5 Common Mistakes when Building Business Process Models
As mentioned earlier in one of our blog posts, a model is defined as a representation of a real-world process, concept, or design.
Business Process Modeling can serve as a tool to analyze information collected in the elicitation phase of our business analysis process. This model also serves as a tool to communicate the problem or solution to the business and to the technical team. Through business process modeling the business analyst is able to analyze the information that they have collected from different sources.
I like to think of modeling as a science and an art. The science side of modeling includes using the notations, syntax, and guidelines based on the standards for the modeling technique that is used. Often the science of business process modeling is tied to standards that are supported by a professional body of knowledge. In the past, the different modeling tools were created and generally accepted as best practice and they have a specific modeling purpose. When the principles and rules of the modeling tool are not followed then the business analyst will not get the results intended for that tool. Here are some common mistakes made when building a business process model:
- One of the common mistakes that we see in business process modeling is that some people will mix the modeling techniques. For instance, they will create a process diagram using flowchart symbols, activity diagram symbols or some other modeling technique symbol. If you are going to create a model use the guidelines for that modeling technique to get the maximum benefit of using that technique. Tip: Know the modeling technique you are using and only use the symbols recommended for that technique.
- Another mistake that I see with models is the business analyst will use symbols inconsistently in their models. For instance, if the process is a rectangle in the diagram, then the description of the process should start with a verb. Some people will use the symbol for a process and use a noun and in other places in the same diagram, they will use a verb. For most modeling techniques the symbol for an object, people, place or thing starts with a noun and the symbol for a process starts with a verb. Tip: Be consistent in how you use symbols in your models.
- Line crossing in a business process model can be distracting and misleading to some people. This can be a problem and lead to misunderstanding the flow of a process. Tip: Never cross lines in a model. You can either redraw the model or use a connector.
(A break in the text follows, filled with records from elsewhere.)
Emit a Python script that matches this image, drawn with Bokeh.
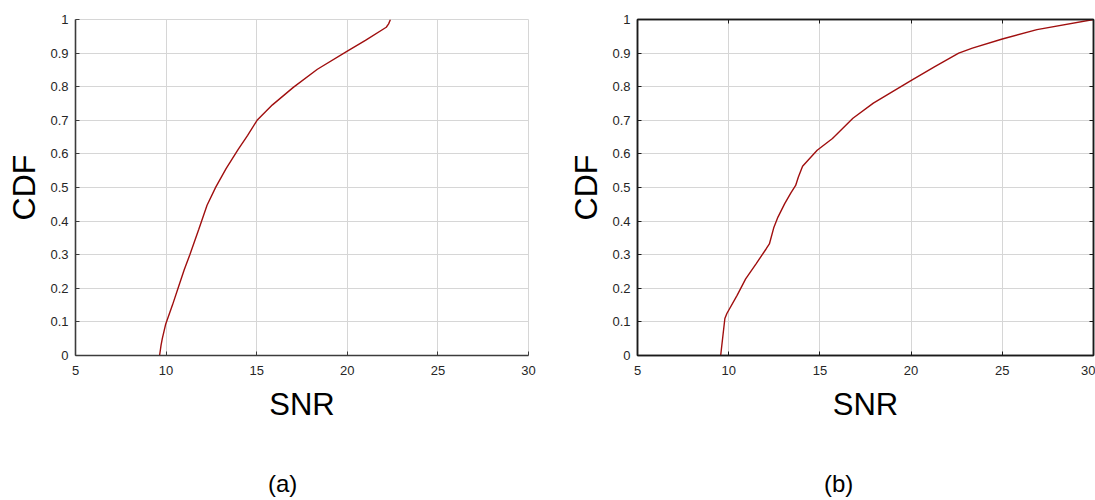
from bokeh.plotting import figure
from bokeh.layouts import row, column
from bokeh.models import FixedTicker, LinearAxis, Range1d, Div
from bokeh.embed import file_html
from bokeh.resources import INLINE

# ---- data ----
snr_a = [9.64, 9.72, 9.79, 9.98, 10.35, 10.70, 11.00, 11.31, 11.80, 12.26, 12.74,
         13.31, 13.97, 14.50, 15.02, 15.87, 17.02, 18.35, 20.00, 21.00, 22.15, 22.28, 22.38]
cdf_a = [0.0, 0.03, 0.05, 0.094, 0.15, 0.207, 0.255, 0.30, 0.375, 0.447, 0.501,
         0.556, 0.613, 0.655, 0.70, 0.746, 0.798, 0.852, 0.906, 0.938, 0.977, 0.987, 1.0]

snr_b = [9.56, 9.79, 9.90, 10.46, 10.93, 11.49, 12.05, 12.23, 12.48, 12.70, 13.07,
         13.41, 13.67, 13.82, 14.05, 14.85, 15.69, 16.81, 17.93, 19.99, 21.30, 22.61,
         23.36, 25.00, 26.90, 30.00]
cdf_b = [0.0, 0.11, 0.125, 0.179, 0.228, 0.272, 0.317, 0.332, 0.382, 0.412, 0.452,
         0.484, 0.506, 0.531, 0.563, 0.611, 0.646, 0.706, 0.751, 0.818, 0.86, 0.90,
         0.915, 0.942, 0.97, 1.0]

x_ticks = [5, 10, 15, 20, 25, 30]
y_ticks = [0, 0.1, 0.2, 0.3, 0.4, 0.5, 0.6, 0.7, 0.8, 0.9, 1]
y_tick_labels = ["0", "0.1", "0.2", "0.3", "0.4", "0.5", "0.6", "0.7", "0.8", "0.9", "1"]
x_label = "SNR"
y_label = "CDF"
captions = ["(a)", "(b)"]

FONT = "Liberation Sans"
LINE_COLOR = "#a00f0f"
GRID = "#d6d6d6"
FIG_H = 470


def style_axis(ax, ticks, labels=None, size="13px"):
    ax.ticker = FixedTicker(ticks=ticks)
    if labels is not None:
        ax.major_label_overrides = dict(zip(ticks, labels))
    ax.major_label_text_font = FONT
    ax.major_label_text_font_size = size
    ax.major_label_text_color = "#262626"
    ax.minor_tick_line_color = None
    ax.major_tick_in = 4
    ax.major_tick_out = 0
    ax.axis_label_text_font = FONT
    ax.axis_label_text_font_style = "normal"
    ax.axis_label_text_color = "#000000"


def make(xs, ys, width, bl, br, bb, boxed):
    p = figure(width=width, height=FIG_H, output_backend="svg", toolbar_location=None,
               x_range=Range1d(5, 30), y_range=Range1d(0, 1),
               min_border_left=bl, min_border_right=br, min_border_top=19,
               min_border_bottom=bb, background_fill_color="white",
               border_fill_color="white")
    p.line(xs, ys, line_color=LINE_COLOR, line_width=1.4)

    xa = p.xaxis[0]
    ya = p.yaxis[0]
    style_axis(xa, x_ticks)
    style_axis(ya, y_ticks, y_tick_labels)
    xa.axis_label = x_label
    ya.axis_label = y_label
    xa.axis_label_text_font_size = "31px"
    ya.axis_label_text_font_size = "32px"
    xa.major_label_standoff = 10
    ya.major_label_standoff = 7
    xa.axis_label_standoff = 9
    ya.axis_label_standoff = 5

    p.xgrid.ticker = FixedTicker(ticks=x_ticks)
    p.ygrid.ticker = FixedTicker(ticks=y_ticks)
    p.xgrid.grid_line_color = GRID
    p.ygrid.grid_line_color = GRID

    if boxed:
        for ax in (xa, ya):
            ax.axis_line_color = "#1a1a1a"
            ax.axis_line_width = 1.5
            ax.major_tick_line_color = "#1a1a1a"
        p.outline_line_color = "#1a1a1a"
        p.outline_line_width = 1.5
        for loc, tk in (("above", x_ticks), ("right", y_ticks)):
            extra = LinearAxis(ticker=FixedTicker(ticks=tk), major_tick_in=4,
                               major_tick_out=0, minor_tick_line_color=None,
                               major_label_text_font_size="0px",
                               major_label_text_color=None, major_label_standoff=0,
                               axis_line_color="#1a1a1a", axis_line_width=1.5,
                               major_tick_line_color="#1a1a1a")
            p.add_layout(extra, loc)
    else:
        for ax in (xa, ya):
            ax.axis_line_color = "#3c3c3c"
            ax.axis_line_width = 1.6
            ax.major_tick_line_color = "#3c3c3c"
        p.outline_line_color = GRID
        p.outline_line_width = 1
    return p


def caption_div(text, width):
    return Div(text=text, width=width, height=500 - FIG_H, margin=0,
               styles={"font-family": FONT, "font-size": "24px", "color": "#000000",
                       "padding-left": "268px", "line-height": "normal",
                       "box-sizing": "border-box"})


p1 = make(snr_a, cdf_a, 556, 75, 28, FIG_H - 356, False)
p2 = make(snr_b, cdf_b, 539, 81, 2, FIG_H - 355, True)

layout = column(row(p1, p2, spacing=0),
                row(caption_div(captions[0], 556), caption_div(captions[1], 539), spacing=0),
                spacing=0)
open("out.html", "w").write(file_html(layout, INLINE))
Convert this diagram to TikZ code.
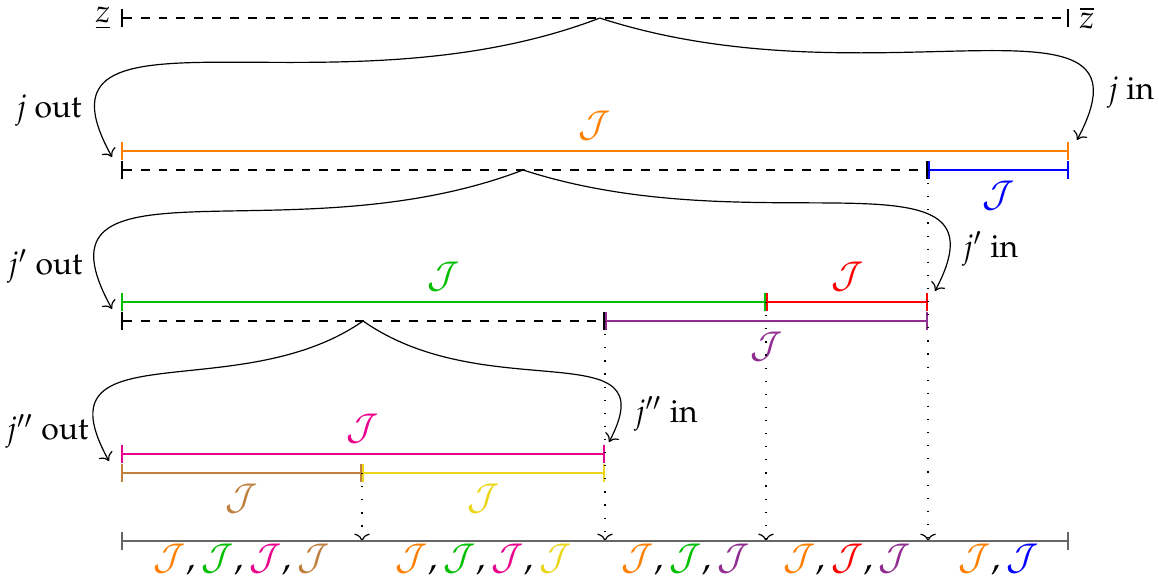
\documentclass[tikz,border=0pt]{standalone}
\usepackage[T1]{fontenc}
\usepackage{mathpazo}
\usepackage{xcolor}
\usepackage{amsmath}
\usepackage{tikz}
\usetikzlibrary{arrows.meta,positioning}
\definecolor{mygreen}{RGB}{0,190,0}
\definecolor{mypink}{RGB}{235,0,140}
\definecolor{mypurple}{RGB}{145,45,145}
\definecolor{mybrown}{RGB}{191,128,64}
\definecolor{myyellow}{RGB}{235,215,25}
\newcommand{\cJ}[1]{{\color{#1}\mathcal{J}}}

\begin{document}
\begin{tikzpicture}[font=\fontsize{10.7}{13}\selectfont,ivl/.style={|-|,thick},
  jlab/.style={font=\fontsize{12}{14}\selectfont}]
\useasboundingbox (-1.428,-0.484) rectangle (12.248,6.384);
% end points of the intervals
\coordinate (z0) at (0,6.171);
\coordinate (z1) at (11.186,6.171);
\coordinate (o0) at (0,4.602);
\coordinate (o1) at (11.186,4.602);
\coordinate (d0) at (0,4.378);
\coordinate (d1) at (9.523,4.378);
\coordinate (b1) at (11.186,4.378);
\coordinate (g0) at (0,2.820);
\coordinate (g1) at (7.611,2.820);
\coordinate (r1) at (9.523,2.820);
\coordinate (e0) at (0,2.596);
\coordinate (e1) at (5.711,2.596);
\coordinate (p1) at (9.523,2.596);
\coordinate (m0) at (0,1.027);
\coordinate (m1) at (5.711,1.027);
\coordinate (n0) at (0,0.802);
\coordinate (n1) at (2.844,0.802);
\coordinate (y1) at (5.711,0.802);
\coordinate (a0) at (0,0);
\coordinate (a1) at (2.844,0);
\coordinate (a2) at (5.711,0);
\coordinate (a3) at (7.611,0);
\coordinate (a4) at (9.523,0);
\coordinate (a5) at (11.186,0);
% split points and arrow ends
\coordinate (c0) at (5.650,6.171);
\coordinate (c1) at (4.744,4.378);
\coordinate (c2) at (2.856,2.596);
\coordinate (t0l) at (-0.106,4.531);
\coordinate (t0r) at (11.281,4.732);
\coordinate (t1l) at (-0.106,2.738);
\coordinate (t1r) at (9.605,2.950);
\coordinate (t2l) at (-0.142,0.944);
\coordinate (t2r) at (5.758,1.168);

% top
\draw[ivl,dashed] (z0) -- (z1);
\node[left] (zlo) at (z0) {$\underline{z}$};
\node[right] (zhi) at (z1) {$\overline{z}$};
\draw[->] (c0) to[out=-159,in=119,out distance=3.40cm,in distance=2.30cm] (t0l);
\draw[->] (c0) to[out=-18,in=62,out distance=3.42cm,in distance=2.20cm] (t0r);
\node[anchor=base east] (jout) at (-0.342,5.003) {$j$ out};
\node[anchor=base west] (jin) at (11.517,5.204) {$j$ in};

% first split
\draw[ivl,orange] (o0) -- node[above,jlab] (jo) {$\mathcal{J}$} (o1);
\draw[ivl,dashed] (d0) -- (d1);
\draw[ivl,blue] (d1) -- node[below,jlab] (jb) {$\mathcal{J}$} (b1);
\draw[->] (c1) to[out=-159,in=119,out distance=2.95cm,in distance=2.2cm] (t1l);
\draw[->] (c1) to[out=-18,in=62,out distance=2.95cm,in distance=2.0cm] (t1r);
\node[anchor=base east] (j1out) at (-0.330,3.139) {$j'$ out};
\node[anchor=base west] (j1in) at (9.806,3.351) {$j'$ in};

% second split
\draw[ivl,mygreen] (g0) -- node[above,jlab] (jg) {$\mathcal{J}$} (g1);
\draw[ivl,red] (g1) -- node[above,jlab] (jr) {$\mathcal{J}$} (r1);
\draw[ivl,dashed] (e0) -- (e1);
\draw[ivl,mypurple] (e1) -- node[below,jlab] (jp) {$\mathcal{J}$} (p1);
\draw[->] (c2) to[out=-145,in=119,out distance=1.8cm,in distance=1.8cm] (t2l);
\draw[->] (c2) to[out=-35,in=62,out distance=1.8cm,in distance=1.5cm] (t2r);
\node[anchor=base east] (j2out) at (-0.260,1.192) {$j''$ out};
\node[anchor=base west] (j2in) at (5.935,1.404) {$j''$ in};

% third split
\draw[ivl,mypink] (m0) -- node[above,jlab] (jm) {$\mathcal{J}$} (m1);
\draw[ivl,mybrown] (n0) -- node[below,jlab] (jn) {$\mathcal{J}$} (n1);
\draw[ivl,myyellow] (n1) -- node[below,jlab] (jy) {$\mathcal{J}$} (y1);

% projections
\draw[loosely dotted,->] (d1) -- (a4);
\draw[loosely dotted,->] (g1) -- (a3);
\draw[loosely dotted,->] (e1) -- (a2);
\draw[loosely dotted,->] (n1) -- (a1);

% bottom axis
\draw[ivl,black!60] (a0) -- (a5);
\path (a0) -- node[below,jlab,inner sep=1pt] (s1) {$\cJ{orange}, \cJ{mygreen}, \cJ{mypink}, \cJ{mybrown}$} (a1);
\path (a1) -- node[below,jlab,inner sep=1pt] (s2) {$\cJ{orange}, \cJ{mygreen}, \cJ{mypink}, \cJ{myyellow}$} (a2);
\path (a2) -- node[below,jlab,inner sep=1pt] (s3) {$\cJ{orange}, \cJ{mygreen}, \cJ{mypurple}$} (a3);
\path (a3) -- node[below,jlab,inner sep=1pt] (s4) {$\cJ{orange}, \cJ{red}, \cJ{mypurple}$} (a4);
\path (a4) -- node[below,jlab,inner sep=1pt] (s5) {$\cJ{orange}, \cJ{blue}$} (a5);
\end{tikzpicture}
\end{document}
- Business Processes can be described from three perspectives: data, process, and behavioral (people). Mistakes made in modeling is to only use one perspective to describe the business process. So much information about the process can be gained by looking at the process using the perspective of data, process, and behavioral (people). Tip: When you build your business process model, create three diagrams; one for data, one for process and one that describes the behavioral aspect of the process.
- Failure to use progressive elaboration to build the business process model. The model created in describing a business process is a prototype of the current process that we are interested in. A business analyst should constantly review and modify the business process model, looking for ways to remove ambiguity and to correctly and succinctly describe the business process. Tip: Be willing to tear up your existing model and start from scratch if you have to, but otherwise look for opportunities to improve the model throughout the entire requirement planning phase.
Learn the right use of the symbols of the diagram and apply it properly when you start to build your models. If you use a modeling technique, learn the proper use of the technique and follow the best practices for that modeling technique. Models are prototypes of the process and they can provide you with an advantage to build and understand the business processes you are assigned.